We've all experienced wishful thinking, but that's like admiration. I wish I was driving a Bentley and when I see one, I do admire it and think "I'd like to be driving that". But the thought ends there. And I'm pretty sure I will never be driving one.
Jealousy
Jealousy is fuelled by a far more deep, dark corner of a person's makeup. It breeds (and often multiplies) from a person's psyche. Their feelings of inadequacy, self doubt... Some people use jealousy as a yardstick to gage their partner's interest. "Hmmm, let's see how pissed off I can get him if I 'make' him jealous." There's that word again. "And if he gets real jealous, he must love me so much." How stupid does that sound? It sounds stupid, because it IS. What that hypothetical scenario really translates into is; someone f*cking with someone else's head, in the hopes of getting a desired "reaction". I don't think you can "make" someone jealous. They either are, or they're not. And if someone's (ie:) cheating on you for real (as opposed to "imagined"), lying etc - do something about it. Stay or go. But if you stay, know that what you see is what you get. Deal with it one way or the other. I said it before: You can't put a leash on a person. Without trust you have nothing. Back to my topic of crazy, baseless jealousy: Some people are SO insecure, they don't need ANY (real)provocation to arouse the green eyed monster within.

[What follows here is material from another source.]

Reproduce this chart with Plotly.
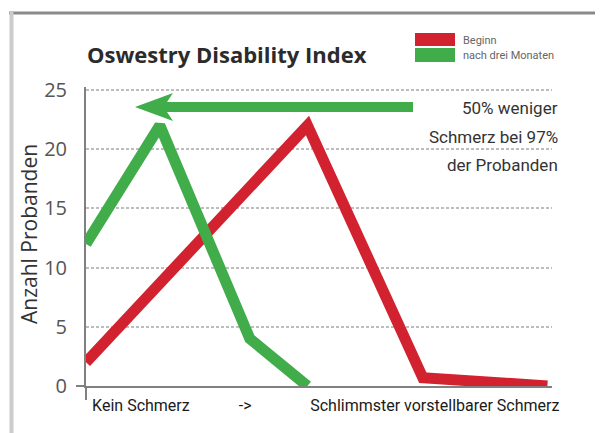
import plotly.graph_objects as go

# ---- data ----
pain_pos_begin = [0, 48, 73, 100]
count_begin = [2, 22, 0.7, 0]
pain_pos_3m = [0, 16, 35.5, 48]
count_3m = [12, 22, 4, 0]

series_names = ["Beginn", "nach drei Monaten"]
y_ticks = [0, 5, 10, 15, 20, 25]
x_tick_pos = [11.9, 34.5, 75.6]
x_tick_text = ["Kein Schmerz", "->", "Schlimmster vorstellbarer Schmerz"]
note_lines = ["50% weniger", "Schmerz bei 97%", "der Probanden"]

RED = "#D2222F"
GREEN = "#40AD4A"
NARROW = "Roboto, Liberation Sans, sans-serif"

fig = go.Figure()
fig.add_trace(go.Scatter(x=pain_pos_begin, y=count_begin, mode="lines",
                         line=dict(color=RED, width=11), name=series_names[0],
                         showlegend=False))
fig.add_trace(go.Scatter(x=pain_pos_3m, y=count_3m, mode="lines",
                         line=dict(color=GREEN, width=11), name=series_names[1],
                         showlegend=False))

# page body has an 8px margin -> work in reference pixels, shifted by OFF
OFF = 8
W, H = 603 - OFF, 433 - OFF
PLOT_L, PLOT_R, PLOT_T, PLOT_B = 86, 552, 87, 386   # reference pixel box
L = PLOT_L - OFF
T = PLOT_T - OFF
R = W - (PLOT_R - OFF)
B = H - (PLOT_B - OFF)
pw, ph = PLOT_R - PLOT_L, PLOT_B - PLOT_T

def px(xp):
    return (xp - PLOT_L) / pw

def py(yp):
    return (PLOT_B - yp) / ph

fig.update_layout(
    width=W, height=H,
    margin=dict(l=L, r=R, t=T, b=B),
    paper_bgcolor="white", plot_bgcolor="white",
    showlegend=False,
    xaxis=dict(range=[0, 101], showgrid=False, zeroline=False,
               showline=True, linecolor="#808080", linewidth=2,
               tickvals=x_tick_pos, ticktext=x_tick_text, ticks="",
               ticklabelstandoff=4,
               tickfont=dict(family=NARROW, size=16, color="#1a1a1a")),
    yaxis=dict(range=[0, 25.25], tickvals=y_ticks, showgrid=True,
               gridcolor="#bdbdbd", griddash="3px,2px", gridwidth=1.5,
               zeroline=False, showline=True, linecolor="#808080", linewidth=2,
               ticks="", ticklabelstandoff=13,
               tickfont=dict(family="Open Sans, sans-serif", size=20, color="#555")),
)

shapes = []
# frame
shapes.append(dict(type="line", xref="paper", yref="paper", x0=px(9), x1=px(603),
                   y0=py(13), y1=py(13), line=dict(color="#8a8a8a", width=3)))
shapes.append(dict(type="line", xref="paper", yref="paper", x0=px(11.5), x1=px(11.5),
                   y0=py(12), y1=py(433), line=dict(color="#cccccc", width=4)))
# axis extensions
shapes.append(dict(type="line", xref="paper", yref="paper", x0=px(76), x1=px(86),
                   y0=0, y1=0, line=dict(color="#808080", width=2)))
shapes.append(dict(type="line", xref="paper", yref="paper", x0=0, x1=0,
                   y0=0, y1=py(400), line=dict(color="#808080", width=2)))
# legend swatches
shapes.append(dict(type="rect", xref="paper", yref="paper", x0=px(415), x1=px(455),
                   y0=py(33), y1=py(46), fillcolor=RED, line=dict(width=0)))
shapes.append(dict(type="rect", xref="paper", yref="paper", x0=px(415), x1=px(455),
                   y0=py(48), y1=py(62), fillcolor=GREEN, line=dict(width=0)))
# big arrow (pixel path anchored at its tip)
shapes.append(dict(type="path", xref="paper", yref="paper",
                   xsizemode="pixel", ysizemode="pixel",
                   xanchor=px(135), yanchor=py(107),
                   path="M0,0 L38,14 L32,5 L278,5 L278,-5 L32,-5 L38,-14 Z",
                   fillcolor=GREEN, line=dict(width=0)))
fig.update_layout(shapes=shapes)

ann = []
ann.append(dict(text="<b>Oswestry Disability Index</b>", xref="paper", yref="paper",
                x=px(85), y=py(54), xanchor="left", yanchor="middle", showarrow=False,
                font=dict(family="Open Sans, sans-serif", size=22, color="#2b2b2b")))
ann.append(dict(text=series_names[0], xref="paper", yref="paper", x=px(461), y=py(40),
                xanchor="left", yanchor="middle", showarrow=False,
                font=dict(family=NARROW, size=11, color="#666")))
ann.append(dict(text=series_names[1], xref="paper", yref="paper", x=px(461), y=py(55),
                xanchor="left", yanchor="middle", showarrow=False,
                font=dict(family=NARROW, size=11, color="#666")))
for line_txt, yy in zip(note_lines, [108, 137, 165]):
    ann.append(dict(text=line_txt, xref="paper", yref="paper", x=px(560), y=py(yy),
                    xanchor="right", yanchor="middle", showarrow=False,
                    font=dict(family=NARROW, size=17, color="#333")))
ann.append(dict(text="Anzahl Probanden", xref="paper", yref="paper", x=px(29), y=py(234),
                xanchor="center", yanchor="middle", textangle=-90, showarrow=False,
                font=dict(family="Open Sans, sans-serif", size=21, color="#333")))
fig.update_layout(annotations=ann)

fig.write_html("out.html")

These talented people can make shit up, hurl accusations and dream up conspiracy theories right out of thin air. I'd hate to live that way. Paranoid, insecure and imagining all kinds. It sounds like a living hell. When I realized just how insecure my ex was, at first I felt shocked, and even pity (briefly). Then I started to look back and a whole lot of things finally made sense. The ridiculous questions, the gaslighting, the games. And we were certainly, for the most part living in Hell. I looked at him a few times and said "Does your head hurt?? Being that f*cked up MUST HURT your head". Just think of the energy it  takes.

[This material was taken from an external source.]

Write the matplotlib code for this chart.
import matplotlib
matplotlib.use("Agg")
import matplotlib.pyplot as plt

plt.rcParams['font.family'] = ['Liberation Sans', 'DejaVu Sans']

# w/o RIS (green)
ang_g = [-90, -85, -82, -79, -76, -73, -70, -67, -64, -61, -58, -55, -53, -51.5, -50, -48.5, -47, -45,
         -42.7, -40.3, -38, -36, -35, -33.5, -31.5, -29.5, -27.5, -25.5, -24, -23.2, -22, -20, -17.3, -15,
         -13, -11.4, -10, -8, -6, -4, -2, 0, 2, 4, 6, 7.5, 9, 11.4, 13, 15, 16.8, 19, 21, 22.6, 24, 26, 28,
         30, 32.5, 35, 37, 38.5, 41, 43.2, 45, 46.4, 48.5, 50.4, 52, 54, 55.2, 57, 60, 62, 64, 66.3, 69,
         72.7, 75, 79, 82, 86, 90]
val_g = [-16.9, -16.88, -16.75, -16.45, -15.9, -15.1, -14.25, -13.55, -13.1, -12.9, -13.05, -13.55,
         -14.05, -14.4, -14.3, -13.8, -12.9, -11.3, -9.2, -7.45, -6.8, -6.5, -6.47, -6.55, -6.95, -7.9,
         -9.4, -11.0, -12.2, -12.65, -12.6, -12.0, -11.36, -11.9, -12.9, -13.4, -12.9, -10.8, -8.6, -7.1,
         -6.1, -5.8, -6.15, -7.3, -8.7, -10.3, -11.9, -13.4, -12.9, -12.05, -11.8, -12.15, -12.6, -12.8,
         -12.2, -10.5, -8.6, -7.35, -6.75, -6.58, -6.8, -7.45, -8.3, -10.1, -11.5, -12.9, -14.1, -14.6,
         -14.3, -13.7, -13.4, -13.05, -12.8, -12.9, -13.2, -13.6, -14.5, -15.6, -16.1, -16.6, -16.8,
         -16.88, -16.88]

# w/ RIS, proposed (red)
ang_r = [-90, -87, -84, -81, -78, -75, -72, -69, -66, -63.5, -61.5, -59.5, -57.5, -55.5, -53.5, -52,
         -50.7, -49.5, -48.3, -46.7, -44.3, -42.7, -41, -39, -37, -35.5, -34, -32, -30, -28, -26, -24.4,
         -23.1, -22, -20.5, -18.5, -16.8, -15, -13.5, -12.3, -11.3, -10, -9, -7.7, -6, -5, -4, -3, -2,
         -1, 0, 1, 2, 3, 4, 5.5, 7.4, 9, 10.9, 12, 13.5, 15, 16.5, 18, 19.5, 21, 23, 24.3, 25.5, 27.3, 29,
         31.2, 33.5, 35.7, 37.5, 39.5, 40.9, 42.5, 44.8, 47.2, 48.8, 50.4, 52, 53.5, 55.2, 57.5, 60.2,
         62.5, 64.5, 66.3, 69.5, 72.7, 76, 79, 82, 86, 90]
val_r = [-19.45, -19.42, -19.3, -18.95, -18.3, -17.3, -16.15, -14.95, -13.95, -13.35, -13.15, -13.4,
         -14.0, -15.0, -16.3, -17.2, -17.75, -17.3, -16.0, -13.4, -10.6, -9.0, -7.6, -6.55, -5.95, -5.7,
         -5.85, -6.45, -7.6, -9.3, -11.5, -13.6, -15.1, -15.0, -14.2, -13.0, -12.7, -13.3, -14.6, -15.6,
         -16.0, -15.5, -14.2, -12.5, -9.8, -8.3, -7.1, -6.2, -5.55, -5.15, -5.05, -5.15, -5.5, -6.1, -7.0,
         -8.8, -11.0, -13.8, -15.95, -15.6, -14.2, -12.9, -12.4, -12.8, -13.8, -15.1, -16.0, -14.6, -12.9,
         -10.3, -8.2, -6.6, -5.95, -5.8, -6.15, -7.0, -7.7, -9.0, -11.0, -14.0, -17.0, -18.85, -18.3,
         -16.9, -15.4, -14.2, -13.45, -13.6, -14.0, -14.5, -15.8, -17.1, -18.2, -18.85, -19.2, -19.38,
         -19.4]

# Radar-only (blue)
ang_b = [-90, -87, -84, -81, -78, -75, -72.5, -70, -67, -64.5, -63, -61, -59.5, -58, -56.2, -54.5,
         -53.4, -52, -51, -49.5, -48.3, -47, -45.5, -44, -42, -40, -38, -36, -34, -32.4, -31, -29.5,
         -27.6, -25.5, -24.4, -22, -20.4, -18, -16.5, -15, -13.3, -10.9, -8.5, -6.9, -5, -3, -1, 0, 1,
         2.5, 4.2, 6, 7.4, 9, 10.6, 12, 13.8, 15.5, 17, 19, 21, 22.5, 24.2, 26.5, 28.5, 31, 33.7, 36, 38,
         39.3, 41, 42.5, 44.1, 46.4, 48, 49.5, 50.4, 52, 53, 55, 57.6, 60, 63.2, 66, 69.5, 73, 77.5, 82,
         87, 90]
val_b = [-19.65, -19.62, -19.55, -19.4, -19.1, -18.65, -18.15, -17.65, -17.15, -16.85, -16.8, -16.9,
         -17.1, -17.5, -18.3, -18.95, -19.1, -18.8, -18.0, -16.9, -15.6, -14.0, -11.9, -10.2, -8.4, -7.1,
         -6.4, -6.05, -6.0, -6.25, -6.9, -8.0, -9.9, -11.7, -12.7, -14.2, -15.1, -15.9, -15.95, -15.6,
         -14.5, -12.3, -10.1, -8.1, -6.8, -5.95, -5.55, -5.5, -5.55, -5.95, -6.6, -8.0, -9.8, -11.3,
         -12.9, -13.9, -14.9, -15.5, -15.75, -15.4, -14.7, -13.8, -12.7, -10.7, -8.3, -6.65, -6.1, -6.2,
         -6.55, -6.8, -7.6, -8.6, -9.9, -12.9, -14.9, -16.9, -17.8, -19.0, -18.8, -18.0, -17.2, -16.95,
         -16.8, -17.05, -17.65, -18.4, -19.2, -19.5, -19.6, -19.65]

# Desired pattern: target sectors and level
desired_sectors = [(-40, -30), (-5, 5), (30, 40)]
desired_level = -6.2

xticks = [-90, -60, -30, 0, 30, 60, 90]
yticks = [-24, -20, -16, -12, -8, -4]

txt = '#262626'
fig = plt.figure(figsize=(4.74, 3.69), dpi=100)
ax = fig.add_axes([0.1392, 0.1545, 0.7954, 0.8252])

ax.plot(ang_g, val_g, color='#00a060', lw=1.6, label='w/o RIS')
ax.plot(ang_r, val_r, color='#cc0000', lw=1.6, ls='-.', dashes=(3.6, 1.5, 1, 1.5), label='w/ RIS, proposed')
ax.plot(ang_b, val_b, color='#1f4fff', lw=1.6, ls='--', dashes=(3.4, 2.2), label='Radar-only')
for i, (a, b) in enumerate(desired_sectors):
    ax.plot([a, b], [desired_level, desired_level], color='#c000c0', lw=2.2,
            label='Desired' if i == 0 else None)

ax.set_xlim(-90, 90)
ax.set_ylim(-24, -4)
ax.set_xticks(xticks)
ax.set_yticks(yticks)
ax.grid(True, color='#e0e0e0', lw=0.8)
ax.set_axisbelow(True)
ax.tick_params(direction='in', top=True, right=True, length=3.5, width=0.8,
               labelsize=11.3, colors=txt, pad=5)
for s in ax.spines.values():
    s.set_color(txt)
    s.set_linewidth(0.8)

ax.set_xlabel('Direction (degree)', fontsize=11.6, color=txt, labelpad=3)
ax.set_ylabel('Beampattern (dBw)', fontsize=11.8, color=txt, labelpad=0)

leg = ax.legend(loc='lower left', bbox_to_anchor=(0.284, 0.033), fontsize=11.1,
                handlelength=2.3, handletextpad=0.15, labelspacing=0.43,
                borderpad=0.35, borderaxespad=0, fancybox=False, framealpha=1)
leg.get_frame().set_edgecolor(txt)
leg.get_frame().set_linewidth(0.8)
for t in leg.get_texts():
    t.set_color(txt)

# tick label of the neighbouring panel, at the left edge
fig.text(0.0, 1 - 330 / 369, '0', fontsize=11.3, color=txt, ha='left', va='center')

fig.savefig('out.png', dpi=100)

I'm not overly jealous. I used to think I wasn't at all, but I've felt "it" a few times. Just mildly and (thankfully), fleetingly. It sucks. I've mostly been on the receiving end of someone else's.  
The rational person realizes that jealousy in friendships, relationships (workplace or otherwise) is very draining and a waste of time. People think and do some crazy things due to their jealous nature. Whether its making an ass out of one's self, driving themselves and/or someone else nuts, violence or even murder. We've all seen the line; "in a jealous rage". Excessive self-doubt. What a bitch of an inner-demon. I have seen what happens to a person when they don't believe in themselves. It colors every aspect of their life and the choices they make. Typically, the more they sabotage their own self worth, the more they project it onto others. Pair this type of individual up with a "button pusher" and it's a recipe for disaster. Or worse, some hapless victim who doesn't "see" right away that a person is jealous and accusatory, and gets sucked up into the BS-Vacuum before they know what hit them, or umm "sucked" them. One word of advice: RUN.  

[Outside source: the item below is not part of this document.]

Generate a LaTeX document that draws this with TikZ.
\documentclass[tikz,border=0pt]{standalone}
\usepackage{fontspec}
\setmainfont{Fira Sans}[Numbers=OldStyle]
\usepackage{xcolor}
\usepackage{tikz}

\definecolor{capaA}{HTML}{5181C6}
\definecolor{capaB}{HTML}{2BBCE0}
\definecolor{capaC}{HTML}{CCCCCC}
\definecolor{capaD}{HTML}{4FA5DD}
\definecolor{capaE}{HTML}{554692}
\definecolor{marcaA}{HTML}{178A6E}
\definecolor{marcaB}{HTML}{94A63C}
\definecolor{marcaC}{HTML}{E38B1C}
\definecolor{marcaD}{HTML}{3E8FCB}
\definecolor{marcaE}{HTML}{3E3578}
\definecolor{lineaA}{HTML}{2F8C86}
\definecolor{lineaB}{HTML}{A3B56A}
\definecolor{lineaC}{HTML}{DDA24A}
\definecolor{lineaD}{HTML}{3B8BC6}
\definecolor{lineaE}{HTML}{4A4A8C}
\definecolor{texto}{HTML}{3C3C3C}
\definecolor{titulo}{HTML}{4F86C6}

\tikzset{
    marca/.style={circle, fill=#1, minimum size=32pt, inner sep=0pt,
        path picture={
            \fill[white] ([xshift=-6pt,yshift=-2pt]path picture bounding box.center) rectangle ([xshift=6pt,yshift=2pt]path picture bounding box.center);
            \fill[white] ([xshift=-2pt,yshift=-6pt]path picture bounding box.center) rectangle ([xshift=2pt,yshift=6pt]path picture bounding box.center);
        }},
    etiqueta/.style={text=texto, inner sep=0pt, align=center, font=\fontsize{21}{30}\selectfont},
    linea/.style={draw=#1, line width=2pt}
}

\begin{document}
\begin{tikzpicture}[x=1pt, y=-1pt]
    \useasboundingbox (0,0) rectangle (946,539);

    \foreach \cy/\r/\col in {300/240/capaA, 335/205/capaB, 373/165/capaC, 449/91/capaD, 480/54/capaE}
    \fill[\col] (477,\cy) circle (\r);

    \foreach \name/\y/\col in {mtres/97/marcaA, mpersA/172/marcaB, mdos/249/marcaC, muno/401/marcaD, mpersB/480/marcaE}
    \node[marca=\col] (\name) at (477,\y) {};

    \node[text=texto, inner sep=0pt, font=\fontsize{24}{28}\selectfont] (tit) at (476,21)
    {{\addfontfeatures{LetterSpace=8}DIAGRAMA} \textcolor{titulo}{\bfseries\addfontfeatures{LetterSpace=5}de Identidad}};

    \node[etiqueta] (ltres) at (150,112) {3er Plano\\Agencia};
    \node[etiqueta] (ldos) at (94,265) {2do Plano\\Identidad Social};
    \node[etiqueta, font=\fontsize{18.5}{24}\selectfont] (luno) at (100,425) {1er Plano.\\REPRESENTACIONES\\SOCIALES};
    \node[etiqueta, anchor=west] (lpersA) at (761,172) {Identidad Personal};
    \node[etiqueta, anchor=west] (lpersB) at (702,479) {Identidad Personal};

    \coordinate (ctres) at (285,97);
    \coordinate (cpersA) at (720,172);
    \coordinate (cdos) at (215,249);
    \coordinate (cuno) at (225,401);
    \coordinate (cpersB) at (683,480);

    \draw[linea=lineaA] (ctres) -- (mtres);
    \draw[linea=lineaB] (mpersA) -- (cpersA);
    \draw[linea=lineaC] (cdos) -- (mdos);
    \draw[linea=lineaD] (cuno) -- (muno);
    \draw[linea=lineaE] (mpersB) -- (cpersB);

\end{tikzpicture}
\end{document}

I've had jealousy up to my eyeballs. "Friends" who were jealous, guys who were jealous, even boyfriends of friends who didn't want their girlfriends "hanging out" with me!? And a few times, a girlfriend's (female) friend was jealous. It mattered not, that I had done absolutely nothing wrong. My own sister has even been jealous of the close relationship I have with her teenaged daughter! School's out. These people need to grow up and get a life. Sadly, some will never see the light. 

Hey, in moderation, even some "experts" believe that it can add a spark to things between couples. Maybe. Usually it's more like an inferno. I still can't shake the feeling that it's all just too juvenile. Whatever floats your boat. Or more likely sinks your battleship. It's nice knowing that you're valued in ANY relationship. There's so many positive ways to communicate that and jealousy isn't one of them.